Up to and including the line with "Serif, Times New", write out the listing from its first line, minus the pictures.

++++++++++

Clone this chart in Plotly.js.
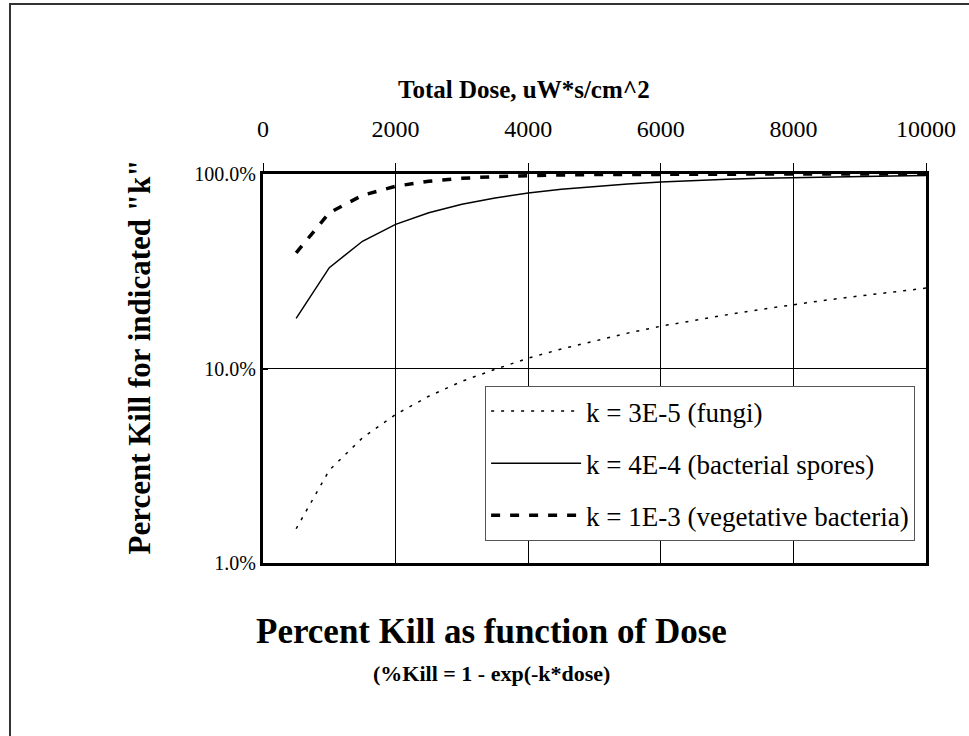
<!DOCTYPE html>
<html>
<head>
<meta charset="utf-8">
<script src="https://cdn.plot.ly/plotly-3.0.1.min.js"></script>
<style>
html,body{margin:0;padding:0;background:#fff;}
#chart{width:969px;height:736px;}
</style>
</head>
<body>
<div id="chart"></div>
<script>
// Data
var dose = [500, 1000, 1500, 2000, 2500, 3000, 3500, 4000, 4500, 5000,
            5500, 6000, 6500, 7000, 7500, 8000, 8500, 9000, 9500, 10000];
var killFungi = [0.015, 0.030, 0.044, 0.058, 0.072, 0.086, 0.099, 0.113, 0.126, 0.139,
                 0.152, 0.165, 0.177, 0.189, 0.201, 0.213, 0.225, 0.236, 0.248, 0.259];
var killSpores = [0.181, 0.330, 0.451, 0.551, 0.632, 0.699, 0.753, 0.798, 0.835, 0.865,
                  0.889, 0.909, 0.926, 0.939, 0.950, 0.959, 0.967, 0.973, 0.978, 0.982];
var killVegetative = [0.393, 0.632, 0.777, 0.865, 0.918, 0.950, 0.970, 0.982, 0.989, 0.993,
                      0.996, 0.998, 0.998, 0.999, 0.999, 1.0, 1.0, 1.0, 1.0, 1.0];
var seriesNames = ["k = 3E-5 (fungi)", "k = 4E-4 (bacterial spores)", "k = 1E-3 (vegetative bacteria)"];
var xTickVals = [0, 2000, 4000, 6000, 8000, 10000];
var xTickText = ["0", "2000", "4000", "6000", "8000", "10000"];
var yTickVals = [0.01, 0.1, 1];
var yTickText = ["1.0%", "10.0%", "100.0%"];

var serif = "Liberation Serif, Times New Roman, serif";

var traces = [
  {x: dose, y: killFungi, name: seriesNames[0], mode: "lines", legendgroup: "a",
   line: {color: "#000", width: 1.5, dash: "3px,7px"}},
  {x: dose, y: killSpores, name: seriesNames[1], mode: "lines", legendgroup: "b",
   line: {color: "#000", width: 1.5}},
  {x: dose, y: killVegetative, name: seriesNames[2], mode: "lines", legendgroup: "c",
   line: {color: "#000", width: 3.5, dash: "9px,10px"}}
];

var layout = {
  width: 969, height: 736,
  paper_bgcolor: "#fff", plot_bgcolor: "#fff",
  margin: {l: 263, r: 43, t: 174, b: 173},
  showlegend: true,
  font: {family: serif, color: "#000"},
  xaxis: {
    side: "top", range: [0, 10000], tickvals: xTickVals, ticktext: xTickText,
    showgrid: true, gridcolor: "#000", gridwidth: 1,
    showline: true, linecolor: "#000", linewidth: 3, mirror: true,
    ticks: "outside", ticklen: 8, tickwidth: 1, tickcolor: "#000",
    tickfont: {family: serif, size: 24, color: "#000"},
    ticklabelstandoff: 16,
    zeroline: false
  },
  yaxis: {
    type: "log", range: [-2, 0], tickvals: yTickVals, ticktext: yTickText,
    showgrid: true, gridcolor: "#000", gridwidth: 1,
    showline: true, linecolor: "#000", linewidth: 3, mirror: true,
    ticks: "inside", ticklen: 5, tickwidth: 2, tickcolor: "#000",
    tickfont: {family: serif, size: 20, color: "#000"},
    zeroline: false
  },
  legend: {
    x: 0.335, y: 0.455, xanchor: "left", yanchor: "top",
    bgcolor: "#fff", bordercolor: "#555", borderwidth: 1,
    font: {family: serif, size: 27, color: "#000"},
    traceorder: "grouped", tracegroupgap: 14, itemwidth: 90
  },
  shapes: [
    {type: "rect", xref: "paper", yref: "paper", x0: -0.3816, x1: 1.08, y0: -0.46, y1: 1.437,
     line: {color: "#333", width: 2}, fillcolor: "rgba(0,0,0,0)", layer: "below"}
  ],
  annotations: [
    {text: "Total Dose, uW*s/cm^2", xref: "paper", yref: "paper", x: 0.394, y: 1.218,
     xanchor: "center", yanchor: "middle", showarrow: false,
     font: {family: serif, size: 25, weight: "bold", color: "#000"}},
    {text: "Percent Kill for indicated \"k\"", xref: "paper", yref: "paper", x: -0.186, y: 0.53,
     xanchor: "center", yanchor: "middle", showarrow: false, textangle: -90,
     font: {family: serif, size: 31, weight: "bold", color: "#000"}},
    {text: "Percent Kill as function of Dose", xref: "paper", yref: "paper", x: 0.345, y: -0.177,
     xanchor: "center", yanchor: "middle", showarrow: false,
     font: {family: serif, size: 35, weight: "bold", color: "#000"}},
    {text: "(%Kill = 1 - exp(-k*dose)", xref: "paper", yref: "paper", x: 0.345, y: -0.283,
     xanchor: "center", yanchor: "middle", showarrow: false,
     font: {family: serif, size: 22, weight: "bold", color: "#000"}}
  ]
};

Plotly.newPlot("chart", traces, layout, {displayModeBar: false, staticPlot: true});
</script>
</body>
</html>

++++++++++

■ **RESULT**:
Clone this chart in Plotly.js.
<!DOCTYPE html>
<html>
<head>
<meta charset="utf-8">
<script src="https://cdn.plot.ly/plotly-3.0.1.min.js"></script>
<style>
html,body{margin:0;padding:0;background:#fff;}
#chart{width:969px;height:736px;}
</style>
</head>
<body>
<div id="chart"></div>
<script>
// Data
var dose = [500, 1000, 1500, 2000, 2500, 3000, 3500, 4000, 4500, 5000,
            5500, 6000, 6500, 7000, 7500, 8000, 8500, 9000, 9500, 10000];
var killFungi = [0.015, 0.030, 0.044, 0.058, 0.072, 0.086, 0.099, 0.113, 0.126, 0.139,
                 0.152, 0.165, 0.177, 0.189, 0.201, 0.213, 0.225, 0.236, 0.248, 0.259];
var killSpores = [0.181, 0.330, 0.451, 0.551, 0.632, 0.699, 0.753, 0.798, 0.835, 0.865,
                  0.889, 0.909, 0.926, 0.939, 0.950, 0.959, 0.967, 0.973, 0.978, 0.982];
var killVegetative = [0.393, 0.632, 0.777, 0.865, 0.918, 0.950, 0.970, 0.982, 0.989, 0.993,
                      0.996, 0.998, 0.998, 0.999, 0.999, 1.0, 1.0, 1.0, 1.0, 1.0];
var seriesNames = ["k = 3E-5 (fungi)", "k = 4E-4 (bacterial spores)", "k = 1E-3 (vegetative bacteria)"];
var xTickVals = [0, 2000, 4000, 6000, 8000, 10000];
var xTickText = ["0", "2000", "4000", "6000", "8000", "10000"];
var yTickVals = [0.01, 0.1, 1];
var yTickText = ["1.0%", "10.0%", "100.0%"];

var serif = "Liberation Serif, Times New Roman, serif";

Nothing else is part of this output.